Return the whole listing, line for line, without the pictures in it.

>> begin Data

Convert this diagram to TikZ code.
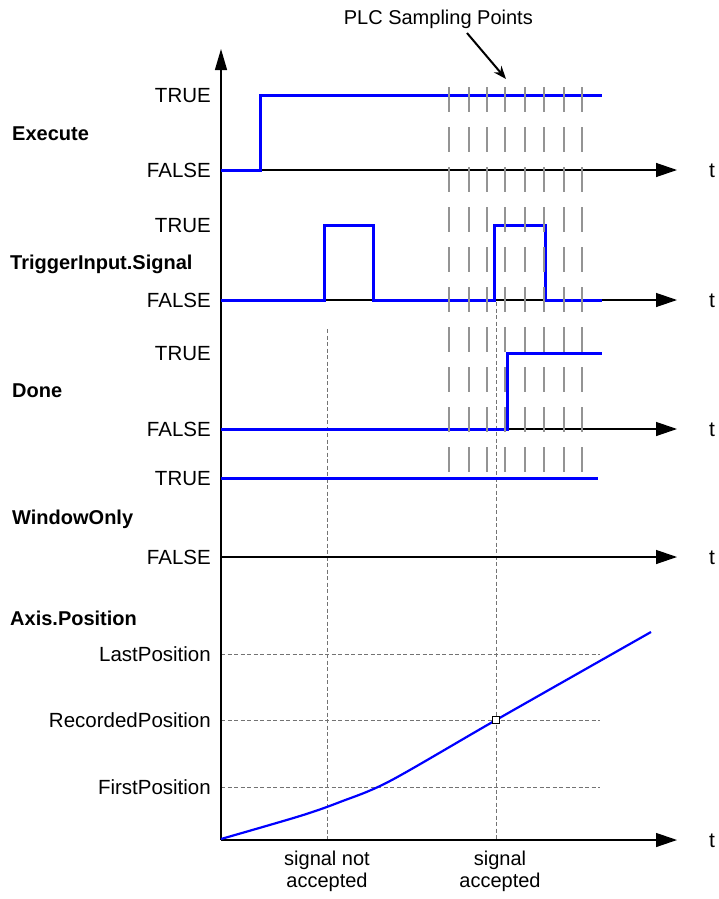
\documentclass[tikz,border=0pt]{standalone}
\usepackage{fontspec}
\setmainfont{Liberation Sans}
\usetikzlibrary{arrows.meta}
\begin{document}
\begin{tikzpicture}[x=1pt,y=-1pt,
  sig/.style={draw=blue, line width=3pt, line join=miter},
  tax/.style={draw=black, line width=1.3pt, -{Triangle[length=21pt,width=14pt]}},
  samp/.style={draw=black!42, line width=1.4pt, dash pattern=on 25pt off 15pt},
  guide/.style={draw=black!55, line width=0.8pt, dash pattern=on 4pt off 2.5pt},
  lvl/.style={anchor=base east, inner sep=0pt, yshift=-7.5pt, font=\fontsize{20.5}{24}\selectfont},
  sname/.style={anchor=base west, inner sep=0pt, yshift=-7.5pt, font=\fontsize{20}{24}\selectfont\bfseries},
  tlab/.style={anchor=base west, inner sep=0pt, yshift=-7.5pt, font=\fontsize{21}{24}\selectfont},
  note/.style={anchor=base, inner sep=0pt, font=\fontsize{20}{24}\selectfont},
]
\useasboundingbox (0,0) rectangle (719,899);
\fill[white] (0,0) rectangle (719,899);

% guide lines
\coordinate (gna1) at (327,329); \coordinate (gna2) at (327,840);
\coordinate (ga1) at (496,302); \coordinate (ga2) at (496,840);
\draw[guide] (gna1) -- (gna2);
\draw[guide] (ga1) -- (ga2);
\foreach \yy/\nm in {654/gl,720/gr,787/gf}{
  \coordinate (\nm1) at (221,\yy); \coordinate (\nm2) at (600,\yy);
  \draw[guide] (\nm1) -- (\nm2);
}

% vertical axis
\coordinate (o) at (221,840);
\coordinate (vtop) at (221,49);
\draw[draw=black, line width=1.3pt, -{Triangle[length=21pt,width=12pt]}] (o) -- (vtop);

% time axes
\foreach \yy/\nm in {170/ax1,300/ax2,429/ax3,557/ax4,840/ax5}{
  \coordinate (\nm s) at (221,\yy); \coordinate (\nm e) at (677,\yy);
  \draw[tax] (\nm s) -- (\nm e);
  \node[tlab] (\nm t) at (709,\yy) {t};
}

% signals
\draw[sig] (221,170) -- (260,170) -- (260,95) -- (602,95);
\draw[sig] (221,300) -- (324,300) -- (324,225) -- (373,225) -- (373,300)
  -- (494,300) -- (494,225) -- (545,225) -- (545,300) -- (602,300);
\draw[sig] (221,429) -- (507,429) -- (507,353) -- (602,353);
\draw[sig] (221,478) -- (598,478);

% position curve
\draw[blue, line width=2.2pt] plot[smooth, tension=0.5] coordinates
  {(221,839) (300,816) (340,802) (390,781) (496,720) (651,632)};
\node[draw=black, fill=white, minimum size=7pt, inner sep=0pt, line width=1.2pt] (rec) at (496,720) {};

% sampling points
\foreach \xx in {449,469,487,505,525,544,564,582}{
  \draw[samp] (\xx,87) -- (\xx,475);
}

% PLC label and arrow
\node[anchor=base east, inner sep=0pt, font=\fontsize{20}{24}\selectfont] (plc) at (533,25) {PLC Sampling Points};
\coordinate (pa) at (467,33); \coordinate (pb) at (506,79);
\draw[line width=2pt, -{Stealth[length=13pt,width=10pt]}] (pa) -- (pb);

% level labels
\node[lvl] (t1) at (211,95) {TRUE};
\node[lvl] (f1) at (211,170) {FALSE};
\node[lvl] (t2) at (211,225) {TRUE};
\node[lvl] (f2) at (211,300) {FALSE};
\node[lvl] (t3) at (211,353) {TRUE};
\node[lvl] (f3) at (211,429) {FALSE};
\node[lvl] (t4) at (211,478) {TRUE};
\node[lvl] (f4) at (211,557) {FALSE};
\node[lvl] (lp) at (211,654) {LastPosition};
\node[lvl] (rp) at (211,720) {RecordedPosition};
\node[lvl] (fp) at (211,787) {FirstPosition};

% signal names
\node[sname] (n1) at (12,133) {Execute};
\node[sname] (n2) at (10,262) {TriggerInput.Signal};
\node[sname] (n3) at (12,390) {Done};
\node[sname] (n4) at (12,517) {WindowOnly};
\node[sname] (n5) at (10,618) {Axis.Position};

% bottom notes
\node[note] (sn1) at (327,865) {signal not};
\node[note] (sn2) at (327,887) {accepted};
\node[note] (sa1) at (500,865) {signal};
\node[note] (sa2) at (500,887) {accepted};
\end{tikzpicture}
\end{document}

>> end Data

▶ Full output:
Convert this diagram to TikZ code.
\documentclass[tikz,border=0pt]{standalone}
\usepackage{fontspec}
\setmainfont{Liberation Sans}
\usetikzlibrary{arrows.meta}
\begin{document}
\begin{tikzpicture}[x=1pt,y=-1pt,
  sig/.style={draw=blue, line width=3pt, line join=miter},
  tax/.style={draw=black, line width=1.3pt, -{Triangle[length=21pt,width=14pt]}},
  samp/.style={draw=black!42, line width=1.4pt, dash pattern=on 25pt off 15pt},
  guide/.style={draw=black!55, line width=0.8pt, dash pattern=on 4pt off 2.5pt},
  lvl/.style={anchor=base east, inner sep=0pt, yshift=-7.5pt, font=\fontsize{20.5}{24}\selectfont},
  sname/.style={anchor=base west, inner sep=0pt, yshift=-7.5pt, font=\fontsize{20}{24}\selectfont\bfseries},
  tlab/.style={anchor=base west, inner sep=0pt, yshift=-7.5pt, font=\fontsize{21}{24}\selectfont},
  note/.style={anchor=base, inner sep=0pt, font=\fontsize{20}{24}\selectfont},
]
\useasboundingbox (0,0) rectangle (719,899);
\fill[white] (0,0) rectangle (719,899);

% guide lines
\coordinate (gna1) at (327,329); \coordinate (gna2) at (327,840);
\coordinate (ga1) at (496,302); \coordinate (ga2) at (496,840);
\draw[guide] (gna1) -- (gna2);
\draw[guide] (ga1) -- (ga2);
\foreach \yy/\nm in {654/gl,720/gr,787/gf}{
  \coordinate (\nm1) at (221,\yy); \coordinate (\nm2) at (600,\yy);
  \draw[guide] (\nm1) -- (\nm2);
}

% vertical axis
\coordinate (o) at (221,840);
\coordinate (vtop) at (221,49);
\draw[draw=black, line width=1.3pt, -{Triangle[length=21pt,width=12pt]}] (o) -- (vtop);

% time axes
\foreach \yy/\nm in {170/ax1,300/ax2,429/ax3,557/ax4,840/ax5}{
  \coordinate (\nm s) at (221,\yy); \coordinate (\nm e) at (677,\yy);
  \draw[tax] (\nm s) -- (\nm e);
  \node[tlab] (\nm t) at (709,\yy) {t};
}

% signals
\draw[sig] (221,170) -- (260,170) -- (260,95) -- (602,95);
\draw[sig] (221,300) -- (324,300) -- (324,225) -- (373,225) -- (373,300)
  -- (494,300) -- (494,225) -- (545,225) -- (545,300) -- (602,300);
\draw[sig] (221,429) -- (507,429) -- (507,353) -- (602,353);
\draw[sig] (221,478) -- (598,478);

% position curve
\draw[blue, line width=2.2pt] plot[smooth, tension=0.5] coordinates
  {(221,839) (300,816) (340,802) (390,781) (496,720) (651,632)};
\node[draw=black, fill=white, minimum size=7pt, inner sep=0pt, line width=1.2pt] (rec) at (496,720) {};

% sampling points
\foreach \xx in {449,469,487,505,525,544,564,582}{
  \draw[samp] (\xx,87) -- (\xx,475);
}

% PLC label and arrow
\node[anchor=base east, inner sep=0pt, font=\fontsize{20}{24}\selectfont] (plc) at (533,25) {PLC Sampling Points};
\coordinate (pa) at (467,33); \coordinate (pb) at (506,79);
\draw[line width=2pt, -{Stealth[length=13pt,width=10pt]}] (pa) -- (pb);

% level labels
\node[lvl] (t1) at (211,95) {TRUE};
\node[lvl] (f1) at (211,170) {FALSE};
\node[lvl] (t2) at (211,225) {TRUE};
\node[lvl] (f2) at (211,300) {FALSE};
\node[lvl] (t3) at (211,353) {TRUE};
\node[lvl] (f3) at (211,429) {FALSE};
\node[lvl] (t4) at (211,478) {TRUE};
\node[lvl] (f4) at (211,557) {FALSE};
\node[lvl] (lp) at (211,654) {LastPosition};
\node[lvl] (rp) at (211,720) {RecordedPosition};
\node[lvl] (fp) at (211,787) {FirstPosition};

% signal names
\node[sname] (n1) at (12,133) {Execute};
\node[sname] (n2) at (10,262) {TriggerInput.Signal};
\node[sname] (n3) at (12,390) {Done};
\node[sname] (n4) at (12,517) {WindowOnly};
\node[sname] (n5) at (10,618) {Axis.Position};

% bottom notes
\node[note] (sn1) at (327,865) {signal not};
\node[note] (sn2) at (327,887) {accepted};
\node[note] (sa1) at (500,865) {signal};
\node[note] (sa2) at (500,887) {accepted};
\end{tikzpicture}
\end{document}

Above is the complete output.